Setting the Record Straight for Home-Based Representatives

Thoughts from Erieka Butler, American Airlines HBR, MIA-Res:

I started with American Airlines this March, as part of the first class of home based agents in the Miami area.  For me, and many of my co-workers, working from home was a great opportunity that allows me to earn an income while continuing to provide my family with the care they need.

For the company though, hiring these positions instead of ones in reservation centers aren’t about employee welfare, it’s about the bottom line.

The home based program seems deliberately designed to keep us as powerless as possible during the first year, if majority of the HBR’s make it to that point.

Erieka Butler portrait

Since my initial training there have been two follow up meetings, so pretty much everything I need to know about my job I’ve learned through trial and error or with the assistance of RSD, which sometimes is a challenge.

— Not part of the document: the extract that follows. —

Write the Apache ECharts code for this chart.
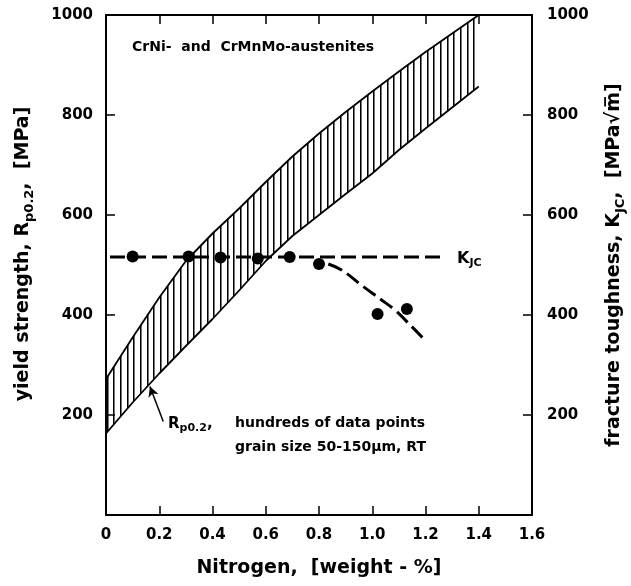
<!DOCTYPE html>
<html>
<head>
<meta charset="utf-8">
<title>Nitrogen - yield strength and fracture toughness</title>
<script src="https://cdn.jsdelivr.net/npm/echarts@6/dist/echarts.min.js"></script>
<style>
  html, body { margin: 0; padding: 0; background: #fff; }
  #chart { width: 631px; height: 586px; }
</style>
</head>
<body>
<div id="chart"></div>
<script>
// nitrogen content [weight-%] at which the Rp0.2 band was read
var bandX = [0, 0.1, 0.2, 0.3, 0.4, 0.5, 0.6, 0.7, 0.8, 0.9, 1.0, 1.1, 1.2, 1.3, 1.4]
// Rp0.2 scatter band, lower / upper bound [MPa]
var bandLower = [163, 225, 283, 338, 392, 449, 508, 558, 600, 642, 683, 730, 773, 815, 857]
var bandUpper = [272, 355, 435, 508, 563, 613, 666, 717, 763, 806, 847, 887, 926, 963, 1000]

// K_JC measurements [MPa*sqrt(m)]
var kjcX = [0.10, 0.31, 0.43, 0.57, 0.69, 0.80, 1.02, 1.13]
var kjcY = [517, 517, 515, 513, 516, 502, 402, 412]
// dashed K_JC level and the drop-off above 0.8 %
var kjcLevelX = [0.015, 1.26]
var kjcLevelY = [516, 516]
var kjcDropX = [0.835, 0.885, 0.966, 1.035, 1.085, 1.148, 1.192]
var kjcDropY = [502, 490, 457, 430, 410, 377, 353]

// tick labels
var xTicks = ['0', '0.2', '0.4', '0.6', '0.8', '1.0', '1.2', '1.4', '1.6']
var yTicks = ['', '200', '400', '600', '800', '1000']

// arrow from the Rp0.2 note to the band
var arrowFrom = [0.215, 187]
var arrowTo = [0.165, 257]

var FONT = 'DejaVu Sans'

function zip (xs, ys) {
  return xs.map(function (x, i) { return [x, ys[i]] })
}

// vertical hatching for the scatter band
function hatchPattern () {
  var c = document.createElement('canvas')
  c.width = 20
  c.height = 20
  var ctx = c.getContext('2d')
  ;[0, 7, 13].forEach(function (x) {
    ctx.fillStyle = '#000'
    ctx.fillRect(x, 0, 1, 20)
    ctx.fillStyle = 'rgba(0,0,0,0.55)'
    ctx.fillRect(x + 1, 0, 1, 20)
  })
  return { type: 'pattern', image: c, repeat: 'repeat' }
}
var hatch = hatchPattern()

var bold = { fontFamily: FONT, fontWeight: 'bold', color: '#000' }
var tickLabel = Object.assign({ fontSize: 15 }, bold)
var frame = { show: true, onZero: false, lineStyle: { color: '#000', width: 2 } }
var ticks = { show: true, inside: true, length: 9, lineStyle: { color: '#000', width: 1.5 } }

function nameStyle (pad) {
  return Object.assign({
    fontSize: 19,
    padding: pad || 0,
    rich: {
      a: Object.assign({ fontSize: 19, verticalAlign: 'middle' }, bold),
      s: Object.assign({ fontSize: 13, verticalAlign: 'top', padding: [12, 0, 0, 0] }, bold)
    }
  }, bold)
}

var dashed = { color: '#000', width: 3, type: [15, 6] }

var chart = echarts.init(document.getElementById('chart'))
var option = {
  backgroundColor: '#fff',
  animation: false,
  grid: { left: 106, right: 99, top: 15, bottom: 71, outerBoundsMode: 'none' },
  xAxis: [
    {
      type: 'value',
      position: 'bottom',
      min: 0,
      max: 1.6,
      interval: 0.2,
      axisLine: frame,
      axisTick: ticks,
      splitLine: { show: false },
      axisLabel: Object.assign({
        margin: 13,
        formatter: function (v) { return xTicks[Math.round(v / 0.2)] }
      }, tickLabel),
      name: '{a|Nitrogen,  [weight - %]}',
      nameLocation: 'middle',
      nameGap: 44,
      nameMoveOverlap: false,
      nameTextStyle: nameStyle()
    },
    {
      type: 'value',
      position: 'top',
      min: 0,
      max: 1.6,
      interval: 0.2,
      axisLine: frame,
      axisTick: ticks,
      axisLabel: { show: false },
      splitLine: { show: false }
    }
  ],
  yAxis: [
    {
      type: 'value',
      position: 'left',
      min: 0,
      max: 1000,
      interval: 200,
      axisLine: frame,
      axisTick: ticks,
      splitLine: { show: false },
      axisLabel: Object.assign({
        margin: 13,
        formatter: function (v) { return yTicks[Math.round(v / 200)] }
      }, tickLabel),
      name: '{a|yield strength, R}{s|p0.2}{a|,  [MPa]}',
      nameLocation: 'middle',
      nameRotate: 90,
      nameGap: 70,
      nameMoveOverlap: false,
      nameTextStyle: nameStyle([0, 0, 0, 22])
    },
    {
      type: 'value',
      position: 'right',
      min: 0,
      max: 1000,
      interval: 200,
      axisLine: frame,
      axisTick: ticks,
      splitLine: { show: false },
      axisLabel: Object.assign({
        margin: 15,
        formatter: function (v) { return yTicks[Math.round(v / 200)] }
      }, tickLabel),
      name: '{a|fracture toughness, K}{s|JC}{a|,  [MPa√m̅]}',
      nameLocation: 'middle',
      nameRotate: 90,
      nameGap: 70,
      nameMoveOverlap: false,
      nameTextStyle: nameStyle()
    }
  ],
  series: [
    {
      name: 'Rp0.2 band',
      type: 'custom',
      data: zip(bandX, bandLower),
      silent: true,
      renderItem: function (params, api) {
        if (params.dataIndex !== 0) return
        var pts = []
        bandX.forEach(function (x, i) { pts.push(api.coord([x, bandUpper[i]])) })
        for (var i = bandX.length - 1; i >= 0; i--) pts.push(api.coord([bandX[i], bandLower[i]]))
        return { type: 'polygon', shape: { points: pts }, style: { fill: hatch, stroke: null } }
      }
    },
    {
      name: 'Rp0.2 lower',
      type: 'line',
      data: zip(bandX, bandLower),
      symbol: 'none',
      lineStyle: { color: '#000', width: 1.8 }
    },
    {
      name: 'Rp0.2 upper',
      type: 'line',
      data: zip(bandX, bandUpper),
      symbol: 'none',
      lineStyle: { color: '#000', width: 1.8 }
    },
    {
      name: 'KJC level',
      type: 'line',
      yAxisIndex: 1,
      data: zip(kjcLevelX, kjcLevelY),
      symbol: 'none',
      lineStyle: dashed
    },
    {
      name: 'KJC drop',
      type: 'line',
      yAxisIndex: 1,
      data: zip(kjcDropX, kjcDropY),
      smooth: 0.4,
      symbol: 'none',
      lineStyle: dashed
    },
    {
      name: 'KJC',
      type: 'scatter',
      yAxisIndex: 1,
      data: zip(kjcX, kjcY),
      symbol: 'circle',
      symbolSize: 12,
      itemStyle: { color: '#000', opacity: 1 },
      z: 5
    },
    {
      name: 'arrow',
      type: 'line',
      data: [],
      markLine: {
        silent: true,
        symbol: ['none', 'arrow'],
        symbolSize: [8, 10],
        label: { show: false },
        lineStyle: { color: '#000', width: 1.5, type: 'solid' },
        data: [[{ coord: arrowFrom }, { coord: arrowTo }]]
      }
    }
  ],
  graphic: [
    {
      type: 'text',
      x: 132,
      y: 47,
      style: { text: 'CrNi-  and  CrMnMo-austenites', fontFamily: FONT, fontWeight: 'bold', fontSize: 14, fill: '#000', verticalAlign: 'middle' }
    },
    {
      type: 'text',
      x: 168,
      y: 424,
      style: {
        text: '{a|R}{s|p0.2},',
        fill: '#000',
        fontFamily: FONT,
        fontWeight: 'bold',
        fontSize: 15,
        verticalAlign: 'middle',
        rich: {
          a: { fontFamily: FONT, fontWeight: 'bold', fontSize: 15, verticalAlign: 'middle' },
          s: { fontFamily: FONT, fontWeight: 'bold', fontSize: 11, verticalAlign: 'top', padding: [9, 0, 0, 0] }
        }
      }
    },
    {
      type: 'text',
      x: 235,
      y: 423,
      style: { text: 'hundreds of data points', fontFamily: FONT, fontWeight: 'bold', fontSize: 14, fill: '#000', verticalAlign: 'middle' }
    },
    {
      type: 'text',
      x: 235,
      y: 447,
      style: { text: 'grain size 50-150μm, RT', fontFamily: FONT, fontWeight: 'bold', fontSize: 14, fill: '#000', verticalAlign: 'middle' }
    },
    {
      type: 'text',
      x: 457,
      y: 259,
      style: {
        text: '{a|K}{s|JC}',
        fill: '#000',
        fontFamily: FONT,
        fontWeight: 'bold',
        fontSize: 16,
        verticalAlign: 'middle',
        rich: {
          a: { fontFamily: FONT, fontWeight: 'bold', fontSize: 16, verticalAlign: 'middle' },
          s: { fontFamily: FONT, fontWeight: 'bold', fontSize: 11, verticalAlign: 'top', padding: [9, 0, 0, 0] }
        }
      }
    }
  ]
}
chart.setOption(option)
window.addEventListener('resize', function () { chart.resize() })
</script>
</body>
</html>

Turnover is horrendous, and combined with the fact that most of our interaction with management comes from quality monitoring, or having an auto exception entered on your record, or disputing a customer compliant, most home based agents I know are in a more or less constant state of fear for their jobs.

It doesn’t have to be this way though. We know the American Airlines CEO and other executives all have contracts, don’t we deserve that too?

Before this job I worked for years at AT&T, where CWA represents employees, and the differences could not be clearer.

A lot of the new employees I’ve talked to seem to have some misconceptions about unions, so as a former CWA Shop Steward I’d like to set a few things straight.

Having a voice on the job with CWA means we would no longer have to worry about the whims of individual supervisors, we would be able to ensure a standard and fair practices system wide when it comes to important things like shift scheduling and monitoring.

It means that for things like healthcare, where home based agents only option has huge deductibles, we would be able to use our collective power to achieve a better deal for everyone.

I’m not saying a union will solve all of our problems overnight. In the recent bankruptcy, the union groups all took hard cuts, although definitely not as much as our workgroup. But the bigger difference is the union groups had a chance to decide how to make those cuts, they had some voice in the process.

And, after all, isn’t having a voice, even an imperfect one, better than having no voice at all?